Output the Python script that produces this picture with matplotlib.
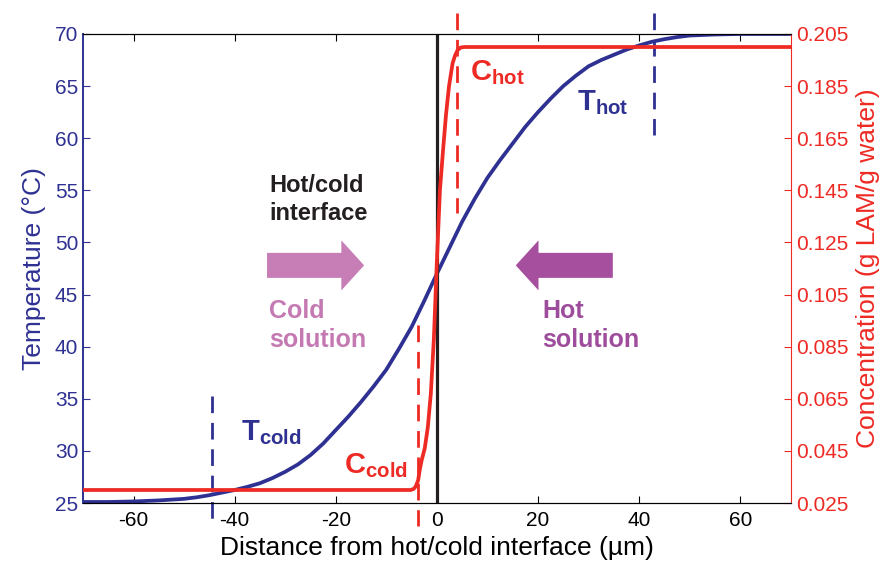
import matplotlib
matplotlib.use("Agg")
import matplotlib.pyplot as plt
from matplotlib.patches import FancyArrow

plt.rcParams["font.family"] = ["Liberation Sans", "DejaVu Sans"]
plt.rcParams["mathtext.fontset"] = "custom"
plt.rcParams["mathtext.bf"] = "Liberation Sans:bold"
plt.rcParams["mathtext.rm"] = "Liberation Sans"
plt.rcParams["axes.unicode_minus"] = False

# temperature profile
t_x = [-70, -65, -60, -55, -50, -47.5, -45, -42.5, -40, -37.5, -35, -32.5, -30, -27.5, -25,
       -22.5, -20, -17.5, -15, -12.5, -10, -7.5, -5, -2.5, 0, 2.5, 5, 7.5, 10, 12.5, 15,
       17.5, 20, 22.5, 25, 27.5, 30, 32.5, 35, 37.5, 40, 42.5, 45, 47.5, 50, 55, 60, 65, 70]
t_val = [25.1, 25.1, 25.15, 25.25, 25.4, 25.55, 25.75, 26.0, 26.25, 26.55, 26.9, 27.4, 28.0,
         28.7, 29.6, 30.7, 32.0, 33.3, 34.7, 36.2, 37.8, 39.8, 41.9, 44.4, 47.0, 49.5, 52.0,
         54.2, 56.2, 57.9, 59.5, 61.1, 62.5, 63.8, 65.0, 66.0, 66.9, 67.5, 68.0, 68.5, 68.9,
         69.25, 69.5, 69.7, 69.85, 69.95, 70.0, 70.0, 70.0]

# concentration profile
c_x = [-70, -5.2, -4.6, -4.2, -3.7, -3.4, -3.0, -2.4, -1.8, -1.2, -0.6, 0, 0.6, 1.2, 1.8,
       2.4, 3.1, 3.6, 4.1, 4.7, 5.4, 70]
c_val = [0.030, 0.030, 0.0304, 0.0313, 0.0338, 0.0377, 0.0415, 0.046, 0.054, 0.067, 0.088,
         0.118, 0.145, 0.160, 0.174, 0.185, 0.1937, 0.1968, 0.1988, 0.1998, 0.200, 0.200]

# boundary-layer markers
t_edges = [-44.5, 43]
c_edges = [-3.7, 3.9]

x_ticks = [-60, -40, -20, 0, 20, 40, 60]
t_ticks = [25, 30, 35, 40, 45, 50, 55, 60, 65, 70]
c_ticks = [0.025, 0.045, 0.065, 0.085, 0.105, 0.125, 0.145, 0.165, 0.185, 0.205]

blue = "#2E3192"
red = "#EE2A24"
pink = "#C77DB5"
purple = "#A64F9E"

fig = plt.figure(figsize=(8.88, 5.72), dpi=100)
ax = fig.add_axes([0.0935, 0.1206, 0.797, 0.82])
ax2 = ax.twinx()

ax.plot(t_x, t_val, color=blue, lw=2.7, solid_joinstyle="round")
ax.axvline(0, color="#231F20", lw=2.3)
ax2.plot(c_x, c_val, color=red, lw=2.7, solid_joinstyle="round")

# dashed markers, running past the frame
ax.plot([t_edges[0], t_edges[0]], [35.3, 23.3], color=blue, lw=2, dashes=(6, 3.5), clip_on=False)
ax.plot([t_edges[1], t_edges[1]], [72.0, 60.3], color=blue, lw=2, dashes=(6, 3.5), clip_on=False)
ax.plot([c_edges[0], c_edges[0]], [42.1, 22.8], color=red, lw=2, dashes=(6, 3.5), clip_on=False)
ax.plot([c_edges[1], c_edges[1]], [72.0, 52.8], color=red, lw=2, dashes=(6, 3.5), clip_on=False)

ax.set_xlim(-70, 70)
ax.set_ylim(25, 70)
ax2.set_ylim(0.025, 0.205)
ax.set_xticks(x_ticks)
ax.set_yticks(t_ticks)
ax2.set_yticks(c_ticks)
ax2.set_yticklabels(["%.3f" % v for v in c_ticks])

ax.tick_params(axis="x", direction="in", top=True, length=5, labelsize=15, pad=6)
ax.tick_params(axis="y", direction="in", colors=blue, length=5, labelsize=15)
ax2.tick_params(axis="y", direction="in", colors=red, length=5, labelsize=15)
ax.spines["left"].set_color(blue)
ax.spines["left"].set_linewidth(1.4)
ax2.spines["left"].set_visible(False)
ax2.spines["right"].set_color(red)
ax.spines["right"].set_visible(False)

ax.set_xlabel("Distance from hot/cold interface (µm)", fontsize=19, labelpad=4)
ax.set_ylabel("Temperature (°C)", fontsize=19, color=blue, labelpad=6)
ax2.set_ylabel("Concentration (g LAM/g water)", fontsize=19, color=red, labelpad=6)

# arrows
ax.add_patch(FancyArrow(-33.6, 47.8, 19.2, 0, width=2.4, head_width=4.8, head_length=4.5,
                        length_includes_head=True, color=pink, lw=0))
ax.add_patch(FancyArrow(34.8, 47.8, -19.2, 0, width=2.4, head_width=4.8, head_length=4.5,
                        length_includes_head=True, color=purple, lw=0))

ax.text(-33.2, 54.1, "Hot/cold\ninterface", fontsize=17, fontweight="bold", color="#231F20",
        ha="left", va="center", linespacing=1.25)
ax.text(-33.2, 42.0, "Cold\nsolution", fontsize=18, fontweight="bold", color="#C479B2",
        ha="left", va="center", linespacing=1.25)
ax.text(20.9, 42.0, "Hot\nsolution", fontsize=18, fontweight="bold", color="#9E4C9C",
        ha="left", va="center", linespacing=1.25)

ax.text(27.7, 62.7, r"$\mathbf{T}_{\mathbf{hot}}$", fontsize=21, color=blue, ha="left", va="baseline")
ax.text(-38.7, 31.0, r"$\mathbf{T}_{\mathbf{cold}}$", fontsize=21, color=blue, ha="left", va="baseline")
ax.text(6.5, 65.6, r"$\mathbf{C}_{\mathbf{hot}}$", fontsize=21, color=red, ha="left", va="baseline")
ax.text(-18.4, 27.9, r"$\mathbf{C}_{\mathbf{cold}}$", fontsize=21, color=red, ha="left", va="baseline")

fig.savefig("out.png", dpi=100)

» **Goal of the exercise**
Exactly restate the lines from the beginning of the data through the line with "69.25, 69.5, 69.7, 69.85, 69.95, 70.0, 70.0, 70.0]", and no others, keeping pictures out.

» **Solution for this exercise**
Output the Python script that produces this picture with matplotlib.
import matplotlib
matplotlib.use("Agg")
import matplotlib.pyplot as plt
from matplotlib.patches import FancyArrow

plt.rcParams["font.family"] = ["Liberation Sans", "DejaVu Sans"]
plt.rcParams["mathtext.fontset"] = "custom"
plt.rcParams["mathtext.bf"] = "Liberation Sans:bold"
plt.rcParams["mathtext.rm"] = "Liberation Sans"
plt.rcParams["axes.unicode_minus"] = False

# temperature profile
t_x = [-70, -65, -60, -55, -50, -47.5, -45, -42.5, -40, -37.5, -35, -32.5, -30, -27.5, -25,
       -22.5, -20, -17.5, -15, -12.5, -10, -7.5, -5, -2.5, 0, 2.5, 5, 7.5, 10, 12.5, 15,
       17.5, 20, 22.5, 25, 27.5, 30, 32.5, 35, 37.5, 40, 42.5, 45, 47.5, 50, 55, 60, 65, 70]
t_val = [25.1, 25.1, 25.15, 25.25, 25.4, 25.55, 25.75, 26.0, 26.25, 26.55, 26.9, 27.4, 28.0,
         28.7, 29.6, 30.7, 32.0, 33.3, 34.7, 36.2, 37.8, 39.8, 41.9, 44.4, 47.0, 49.5, 52.0,
         54.2, 56.2, 57.9, 59.5, 61.1, 62.5, 63.8, 65.0, 66.0, 66.9, 67.5, 68.0, 68.5, 68.9,
         69.25, 69.5, 69.7, 69.85, 69.95, 70.0, 70.0, 70.0]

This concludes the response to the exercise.